Modiano’s novel opens on an uncharacteristically idyllic note, although, as with his other work, it immediately turns in search of a moment of lost time. Odile and Louis are just about to turn 35, and now, as she gazes out at her children playing on the alpine lakefront lawn, Odile is feeling the pangs of fading youth. “Does life ever start over at thirty-five?” she wonders. “She had the feeling that the answer was No. You reach a zone of total calm and the pedal-boat glides all by itself across a lake like the one stretching out before her.” Rewind 15-odd years, to the end of the war, and Odile and Louis, still teenagers, are innocents caught up in a much different world and a much different demimonde. Fresh out of the army, Louis meets a shadowy fellow, Brossier, who wears a feather-festooned Tyrolean hat, perhaps not the best of disguises, and says he’s in the car business. Just what it is that he does isn’t ever quite clear, but he enlists Louis in the enterprise and fills his pockets with money, even as Odile is struggling to make it as a chanteuse in a world that still has Edith Piaf.
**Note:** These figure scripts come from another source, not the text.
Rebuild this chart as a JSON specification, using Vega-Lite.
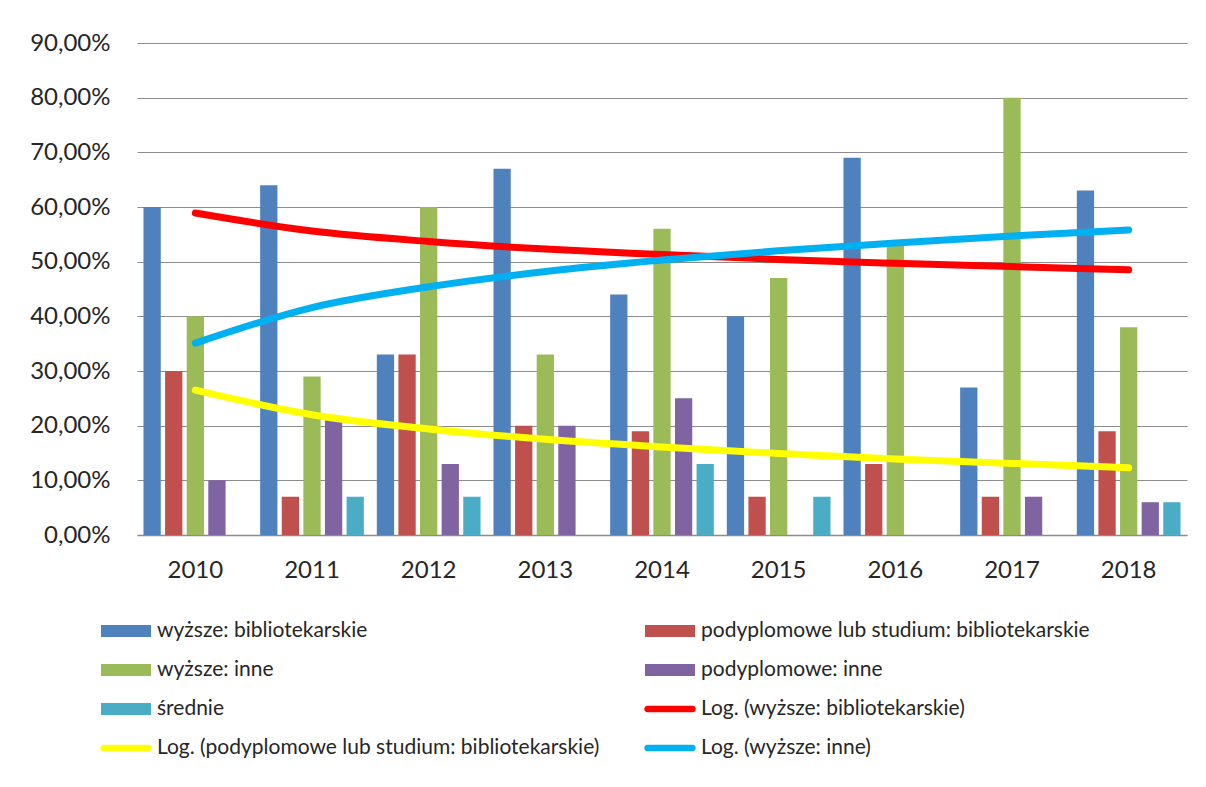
{
  "$schema": "https://vega.github.io/schema/vega-lite/v6.json",
  "width": 1050,
  "height": 492,
  "autosize": {"type": "none"},
  "padding": {"left": 137, "top": 43, "right": 19, "bottom": 252},
  "background": "white",
  "config": {
    "view": {"stroke": null},
    "font": "Lato",
    "axis": {"labelFont": "Lato", "labelFontSize": 24, "labelColor": "#262626", "title": null},
    "legend": {"labelFont": "Lato", "labelFontSize": 21, "labelColor": "#262626"}
  },
  "data": {
    "values": [
      {"year": "2010", "series": "wyższe: bibliotekarskie", "value": 60, "kind": "bar"},
      {"year": "2010", "series": "podyplomowe lub studium: bibliotekarskie", "value": 30, "kind": "bar"},
      {"year": "2010", "series": "wyższe: inne", "value": 40, "kind": "bar"},
      {"year": "2010", "series": "podyplomowe: inne", "value": 10, "kind": "bar"},
      {"year": "2011", "series": "wyższe: bibliotekarskie", "value": 64, "kind": "bar"},
      {"year": "2011", "series": "podyplomowe lub studium: bibliotekarskie", "value": 7, "kind": "bar"},
      {"year": "2011", "series": "wyższe: inne", "value": 29, "kind": "bar"},
      {"year": "2011", "series": "podyplomowe: inne", "value": 21, "kind": "bar"},
      {"year": "2011", "series": "średnie", "value": 7, "kind": "bar"},
      {"year": "2012", "series": "wyższe: bibliotekarskie", "value": 33, "kind": "bar"},
      {"year": "2012", "series": "podyplomowe lub studium: bibliotekarskie", "value": 33, "kind": "bar"},
      {"year": "2012", "series": "wyższe: inne", "value": 60, "kind": "bar"},
      {"year": "2012", "series": "podyplomowe: inne", "value": 13, "kind": "bar"},
      {"year": "2012", "series": "średnie", "value": 7, "kind": "bar"},
      {"year": "2013", "series": "wyższe: bibliotekarskie", "value": 67, "kind": "bar"},
      {"year": "2013", "series": "podyplomowe lub studium: bibliotekarskie", "value": 20, "kind": "bar"},
      {"year": "2013", "series": "wyższe: inne", "value": 33, "kind": "bar"},
      {"year": "2013", "series": "podyplomowe: inne", "value": 20, "kind": "bar"},
      {"year": "2014", "series": "wyższe: bibliotekarskie", "value": 44, "kind": "bar"},
      {"year": "2014", "series": "podyplomowe lub studium: bibliotekarskie", "value": 19, "kind": "bar"},
      {"year": "2014", "series": "wyższe: inne", "value": 56, "kind": "bar"},
      {"year": "2014", "series": "podyplomowe: inne", "value": 25, "kind": "bar"},
      {"year": "2014", "series": "średnie", "value": 13, "kind": "bar"},
      {"year": "2015", "series": "wyższe: bibliotekarskie", "value": 40, "kind": "bar"},
      {"year": "2015", "series": "podyplomowe lub studium: bibliotekarskie", "value": 7, "kind": "bar"},
      {"year": "2015", "series": "wyższe: inne", "value": 47, "kind": "bar"},
      {"year": "2015", "series": "średnie", "value": 7, "kind": "bar"},
      {"year": "2016", "series": "wyższe: bibliotekarskie", "value": 69, "kind": "bar"},
      {"year": "2016", "series": "podyplomowe lub studium: bibliotekarskie", "value": 13, "kind": "bar"},
      {"year": "2016", "series": "wyższe: inne", "value": 53, "kind": "bar"},
      {"year": "2017", "series": "wyższe: bibliotekarskie", "value": 27, "kind": "bar"},
      {"year": "2017", "series": "podyplomowe lub studium: bibliotekarskie", "value": 7, "kind": "bar"},
      {"year": "2017", "series": "wyższe: inne", "value": 80, "kind": "bar"},
      {"year": "2017", "series": "podyplomowe: inne", "value": 7, "kind": "bar"},
      {"year": "2018", "series": "wyższe: bibliotekarskie", "value": 63, "kind": "bar"},
      {"year": "2018", "series": "podyplomowe lub studium: bibliotekarskie", "value": 19, "kind": "bar"},
      {"year": "2018", "series": "wyższe: inne", "value": 38, "kind": "bar"},
      {"year": "2018", "series": "podyplomowe: inne", "value": 6, "kind": "bar"},
      {"year": "2018", "series": "średnie", "value": 6, "kind": "bar"},
      {"year": "2010", "series": "Log. (wyższe: bibliotekarskie)", "value": 58.9, "kind": "trend"},
      {"year": "2011", "series": "Log. (wyższe: bibliotekarskie)", "value": 55.6, "kind": "trend"},
      {"year": "2012", "series": "Log. (wyższe: bibliotekarskie)", "value": 53.7, "kind": "trend"},
      {"year": "2013", "series": "Log. (wyższe: bibliotekarskie)", "value": 52.3, "kind": "trend"},
      {"year": "2014", "series": "Log. (wyższe: bibliotekarskie)", "value": 51.3, "kind": "trend"},
      {"year": "2015", "series": "Log. (wyższe: bibliotekarskie)", "value": 50.4, "kind": "trend"},
      {"year": "2016", "series": "Log. (wyższe: bibliotekarskie)", "value": 49.7, "kind": "trend"},
      {"year": "2017", "series": "Log. (wyższe: bibliotekarskie)", "value": 49.1, "kind": "trend"},
      {"year": "2018", "series": "Log. (wyższe: bibliotekarskie)", "value": 48.5, "kind": "trend"},
      {"year": "2010", "series": "Log. (podyplomowe lub studium: bibliotekarskie)", "value": 26.5, "kind": "trend"},
      {"year": "2011", "series": "Log. (podyplomowe lub studium: bibliotekarskie)", "value": 22.0, "kind": "trend"},
      {"year": "2012", "series": "Log. (podyplomowe lub studium: bibliotekarskie)", "value": 19.4, "kind": "trend"},
      {"year": "2013", "series": "Log. (podyplomowe lub studium: bibliotekarskie)", "value": 17.5, "kind": "trend"},
      {"year": "2014", "series": "Log. (podyplomowe lub studium: bibliotekarskie)", "value": 16.1, "kind": "trend"},
      {"year": "2015", "series": "Log. (podyplomowe lub studium: bibliotekarskie)", "value": 14.9, "kind": "trend"},
      {"year": "2016", "series": "Log. (podyplomowe lub studium: bibliotekarskie)", "value": 13.9, "kind": "trend"},
      {"year": "2017", "series": "Log. (podyplomowe lub studium: bibliotekarskie)", "value": 13.1, "kind": "trend"},
      {"year": "2018", "series": "Log. (podyplomowe lub studium: bibliotekarskie)", "value": 12.3, "kind": "trend"},
      {"year": "2010", "series": "Log. (wyższe: inne)", "value": 35.1, "kind": "trend"},
      {"year": "2011", "series": "Log. (wyższe: inne)", "value": 41.6, "kind": "trend"},
      {"year": "2012", "series": "Log. (wyższe: inne)", "value": 45.4, "kind": "trend"},
      {"year": "2013", "series": "Log. (wyższe: inne)", "value": 48.2, "kind": "trend"},
      {"year": "2014", "series": "Log. (wyższe: inne)", "value": 50.3, "kind": "trend"},
      {"year": "2015", "series": "Log. (wyższe: inne)", "value": 52.0, "kind": "trend"},
      {"year": "2016", "series": "Log. (wyższe: inne)", "value": 53.4, "kind": "trend"},
      {"year": "2017", "series": "Log. (wyższe: inne)", "value": 54.7, "kind": "trend"},
      {"year": "2018", "series": "Log. (wyższe: inne)", "value": 55.8, "kind": "trend"}
    ]
  },
  "encoding": {
    "x": {
      "field": "year", "type": "nominal",
      "scale": {"paddingInner": 0, "paddingOuter": 0},
      "axis": {"labelAngle": 0, "ticks": false, "tickSize": 0, "labelPadding": 23, "domainColor": "#8c8c8c", "domainWidth": 1.5, "grid": false}
    },
    "y": {
      "field": "value", "type": "quantitative",
      "scale": {"domain": [0, 90], "nice": false},
      "axis": {"values": [0, 10, 20, 30, 40, 50, 60, 70, 80, 90], "labelExpr": "replace(format(datum.value, '.2f'), '.', ',') + '%'", "ticks": false, "tickSize": 0, "labelPadding": 27, "domain": false, "grid": true, "gridColor": "#8c8c8c", "gridWidth": 1}
    },
    "color": {
      "field": "series", "type": "nominal",
      "scale": {
        "domain": ["wyższe: bibliotekarskie", "podyplomowe lub studium: bibliotekarskie", "wyższe: inne", "podyplomowe: inne", "średnie", "Log. (wyższe: bibliotekarskie)", "Log. (podyplomowe lub studium: bibliotekarskie)", "Log. (wyższe: inne)"],
        "range": ["#4F81BD", "#C0504D", "#9BBB59", "#8064A2", "#4BACC6", "#FF0000", "#FFFF00", "#00B0F0"]
      },
      "legend": {"title": null, "orient": "none", "direction": "horizontal", "legendX": -36, "legendY": 563, "columns": 2, "columnPadding": 44, "rowPadding": 4, "symbolSize": 2500, "symbolOpacity": 1, "symbolStrokeWidth": 0, "labelOffset": 6, "labelLimit": 700}
    }
  },
  "layer": [
    {
      "transform": [{"filter": "datum.kind == 'bar'"}],
      "mark": {"type": "bar"},
      "encoding": {
        "xOffset": {
          "field": "series", "type": "nominal",
          "scale": {"domain": ["wyższe: bibliotekarskie", "podyplomowe lub studium: bibliotekarskie", "wyższe: inne", "podyplomowe: inne", "średnie"], "paddingInner": 0.2, "paddingOuter": 0.3}
        }
      }
    },
    {
      "transform": [{"filter": "datum.kind == 'trend'"}],
      "mark": {"type": "line", "strokeWidth": 7, "strokeCap": "round", "interpolate": "monotone"},
      "encoding": {}
    },
    {
      "mark": {"type": "point", "filled": true, "opacity": 0},
      "encoding": {
        "shape": {
          "field": "series", "type": "nominal",
          "scale": {
            "domain": ["wyższe: bibliotekarskie", "podyplomowe lub studium: bibliotekarskie", "wyższe: inne", "podyplomowe: inne", "średnie", "Log. (wyższe: bibliotekarskie)", "Log. (podyplomowe lub studium: bibliotekarskie)", "Log. (wyższe: inne)"],
            "range": ["M-1,-0.24H1V0.24H-1Z", "M-1,-0.24H1V0.24H-1Z", "M-1,-0.24H1V0.24H-1Z", "M-1,-0.24H1V0.24H-1Z", "M-1,-0.24H1V0.24H-1Z", "M-0.9,-0.13H0.9A0.13,0.13 0 0 1 0.9,0.13H-0.9A0.13,0.13 0 0 1 -0.9,-0.13Z", "M-0.9,-0.13H0.9A0.13,0.13 0 0 1 0.9,0.13H-0.9A0.13,0.13 0 0 1 -0.9,-0.13Z", "M-0.9,-0.13H0.9A0.13,0.13 0 0 1 0.9,0.13H-0.9A0.13,0.13 0 0 1 -0.9,-0.13Z"]
          },
          "legend": {"title": null, "orient": "none", "direction": "horizontal", "legendX": -36, "legendY": 563, "columns": 2, "columnPadding": 44, "rowPadding": 4, "symbolSize": 2500, "symbolOpacity": 1, "symbolStrokeWidth": 0, "labelOffset": 6, "labelLimit": 700}
        }
      }
    }
  ]
}
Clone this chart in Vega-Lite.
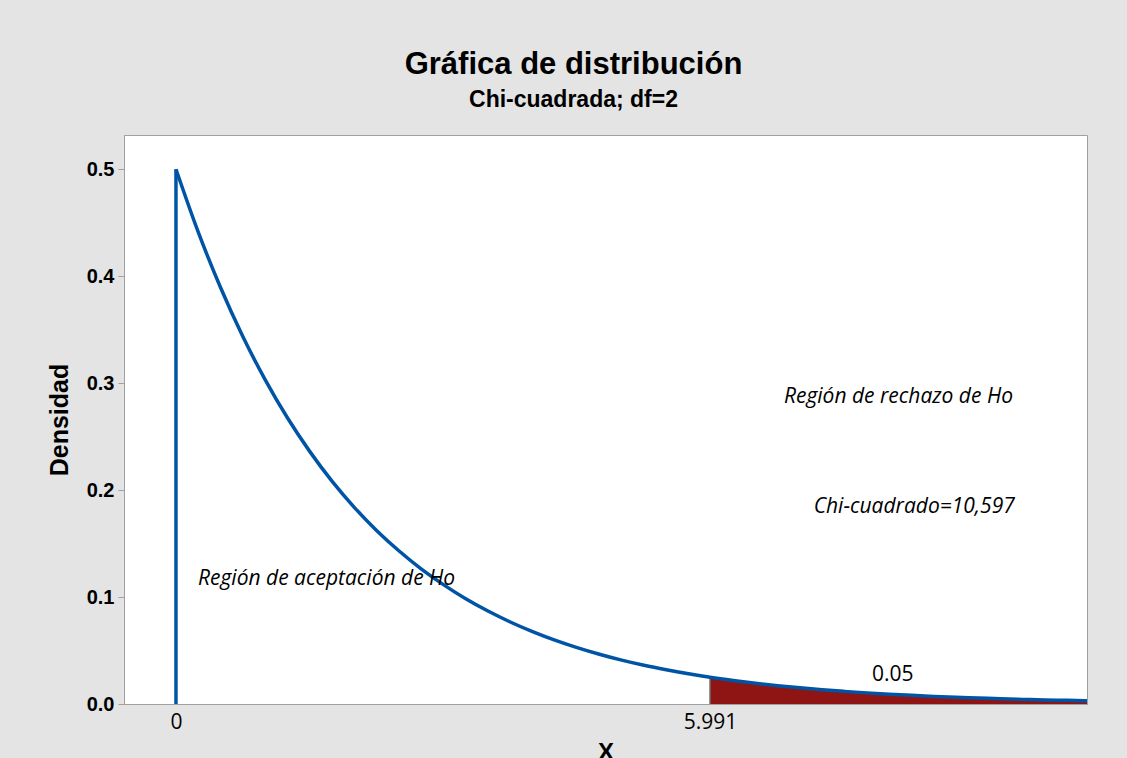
{
  "$schema": "https://vega.github.io/schema/vega-lite/v6.json",
  "width": 963,
  "height": 569,
  "autosize": {"type": "none"},
  "padding": {"left": 124, "top": 135, "right": 40, "bottom": 54},
  "background": "#e4e4e4",
  "title": {
    "text": "Gráfica de distribución",
    "subtitle": "Chi-cuadrada; df=2",
    "anchor": "middle",
    "dx": -32,
    "offset": 22,
    "font": "Liberation Sans",
    "fontSize": 31,
    "fontWeight": "bold",
    "color": "#000000",
    "subtitleFont": "Liberation Sans",
    "subtitleFontSize": 23,
    "subtitleFontWeight": "bold",
    "subtitleColor": "#000000",
    "subtitlePadding": 8
  },
  "config": {
    "view": {"fill": "#ffffff", "stroke": "#a0a0a0", "strokeWidth": 1},
    "axis": {"grid": false}
  },
  "datasets": {
    "curve": [
      {"x": 0, "y": 0.5}, {"x": 0.25, "y": 0.4412}, {"x": 0.5, "y": 0.3894}, {"x": 0.75, "y": 0.3436},
      {"x": 1, "y": 0.3033}, {"x": 1.25, "y": 0.2676}, {"x": 1.5, "y": 0.2362}, {"x": 1.75, "y": 0.2084},
      {"x": 2, "y": 0.1839}, {"x": 2.25, "y": 0.1623}, {"x": 2.5, "y": 0.1433}, {"x": 2.75, "y": 0.1264},
      {"x": 3, "y": 0.1116}, {"x": 3.25, "y": 0.0984}, {"x": 3.5, "y": 0.0869}, {"x": 3.75, "y": 0.0767},
      {"x": 4, "y": 0.0677}, {"x": 4.25, "y": 0.0597}, {"x": 4.5, "y": 0.0527}, {"x": 4.75, "y": 0.0465},
      {"x": 5, "y": 0.041}, {"x": 5.25, "y": 0.0362}, {"x": 5.5, "y": 0.032}, {"x": 5.75, "y": 0.0282},
      {"x": 5.991, "y": 0.025}, {"x": 6.25, "y": 0.022}, {"x": 6.5, "y": 0.0194}, {"x": 6.75, "y": 0.0171},
      {"x": 7, "y": 0.0151}, {"x": 7.25, "y": 0.0133}, {"x": 7.5, "y": 0.0118}, {"x": 7.75, "y": 0.0104},
      {"x": 8, "y": 0.0092}, {"x": 8.25, "y": 0.0081}, {"x": 8.5, "y": 0.0071}, {"x": 8.75, "y": 0.0063},
      {"x": 9, "y": 0.0056}, {"x": 9.25, "y": 0.0049}, {"x": 9.5, "y": 0.0043}, {"x": 9.75, "y": 0.0038},
      {"x": 10, "y": 0.0034}, {"x": 10.22, "y": 0.003}
    ],
    "tail": [
      {"x": 5.991, "y": 0.025}, {"x": 6.25, "y": 0.022}, {"x": 6.5, "y": 0.0194}, {"x": 6.75, "y": 0.0171},
      {"x": 7, "y": 0.0151}, {"x": 7.25, "y": 0.0133}, {"x": 7.5, "y": 0.0118}, {"x": 7.75, "y": 0.0104},
      {"x": 8, "y": 0.0092}, {"x": 8.25, "y": 0.0081}, {"x": 8.5, "y": 0.0071}, {"x": 8.75, "y": 0.0063},
      {"x": 9, "y": 0.0056}, {"x": 9.25, "y": 0.0049}, {"x": 9.5, "y": 0.0043}, {"x": 9.75, "y": 0.0038},
      {"x": 10, "y": 0.0034}, {"x": 10.22, "y": 0.003}
    ]
  },
  "layer": [
    {
      "data": {"name": "tail"},
      "mark": {"type": "area", "color": "#8f1414", "clip": true},
      "encoding": {
        "x": {
          "field": "x", "type": "quantitative",
          "scale": {"domain": [-0.583, 10.22], "nice": false, "zero": false},
          "axis": {
            "values": [0, 5.991],
            "format": ".4~g",
            "title": "X",
            "titleFont": "Liberation Sans",
            "titleFontSize": 24,
            "titleFontWeight": "bold",
            "titleColor": "#000000",
            "titlePadding": 8,
            "labelFont": "Open Sans",
            "labelFontSize": 21,
            "labelFontWeight": "normal",
            "labelColor": "#000000",
            "labelPadding": 7,
            "ticks": false,
            "domainColor": "#a0a0a0",
            "labelFlush": false
          }
        },
        "y": {
          "field": "y", "type": "quantitative",
          "scale": {"domain": [0, 0.532], "nice": false},
          "axis": {
            "values": [0, 0.1, 0.2, 0.3, 0.4, 0.5],
            "format": ".1f",
            "title": "Densidad",
            "titleFont": "Liberation Sans",
            "titleFontSize": 25,
            "titleFontWeight": "bold",
            "titleColor": "#000000",
            "titlePadding": 14,
            "labelFont": "Liberation Sans",
            "labelFontSize": 20,
            "labelFontWeight": "bold",
            "labelColor": "#000000",
            "labelPadding": 4,
            "tickColor": "#a0a0a0",
            "tickSize": 6,
            "domainColor": "#a0a0a0"
          }
        },
        "y2": {"datum": 0}
      }
    },
    {
      "data": {"values": [{"x": 5.991, "y": 0.025}]},
      "mark": {"type": "rule", "color": "#6e6e6e", "strokeWidth": 1.5},
      "encoding": {
        "x": {"field": "x", "type": "quantitative"},
        "y": {"field": "y", "type": "quantitative"},
        "y2": {"datum": 0}
      }
    },
    {
      "data": {"values": [{"x": 0, "y": 0.5}]},
      "mark": {"type": "rule", "color": "#0054a6", "strokeWidth": 3.5},
      "encoding": {
        "x": {"field": "x", "type": "quantitative"},
        "y": {"field": "y", "type": "quantitative"},
        "y2": {"datum": 0}
      }
    },
    {
      "data": {"name": "curve"},
      "mark": {"type": "line", "color": "#0054a6", "strokeWidth": 3.5, "clip": true, "interpolate": "monotone"},
      "encoding": {
        "x": {"field": "x", "type": "quantitative"},
        "y": {"field": "y", "type": "quantitative"}
      }
    },
    {
      "data": {"values": [
        {"x": 0.247, "y": 0.117, "label": "Región de aceptación de Ho"}
      ]},
      "mark": {"type": "text", "align": "left", "baseline": "middle", "font": "Open Sans", "fontStyle": "italic", "fontSize": 21, "color": "#000000"},
      "encoding": {
        "x": {"field": "x", "type": "quantitative"},
        "y": {"field": "y", "type": "quantitative"},
        "text": {"field": "label"}
      }
    },
    {
      "data": {"values": [
        {"x": 9.39, "y": 0.287, "label": "Región de rechazo de Ho"},
        {"x": 9.41, "y": 0.184, "label": "Chi-cuadrado=10,597"}
      ]},
      "mark": {"type": "text", "align": "right", "baseline": "middle", "font": "Open Sans", "fontStyle": "italic", "fontSize": 21, "color": "#000000"},
      "encoding": {
        "x": {"field": "x", "type": "quantitative"},
        "y": {"field": "y", "type": "quantitative"},
        "text": {"field": "label"}
      }
    },
    {
      "data": {"values": [{"x": 8.04, "y": 0.027, "label": "0.05"}]},
      "mark": {"type": "text", "align": "center", "baseline": "middle", "font": "Open Sans", "fontSize": 21, "color": "#000000"},
      "encoding": {
        "x": {"field": "x", "type": "quantitative"},
        "y": {"field": "y", "type": "quantitative"},
        "text": {"field": "label"}
      }
    }
  ]
}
Brossier has big plans for Louis, though always of a vague sort, and shifting duties: “Now, when I say ‘night watchman,’ ” he says of one job possibility, “in fact it’s more of a job as a…secretary….” Only gradually does Louis become uneasy about the ill-defined nature of his duties as compared to his large pay packet, but he's too much the naif to recognize what the knowing reader will—namely, that a postcard bearing Guy Burgess’ signature puts us into different territory altogether, lending Modiano’s matter-of-fact mood study a dangerous dimension.

Quiet but powerful; fans of Modiano’s smoky, humid postwar world will enjoy this slowly unfolding mystery.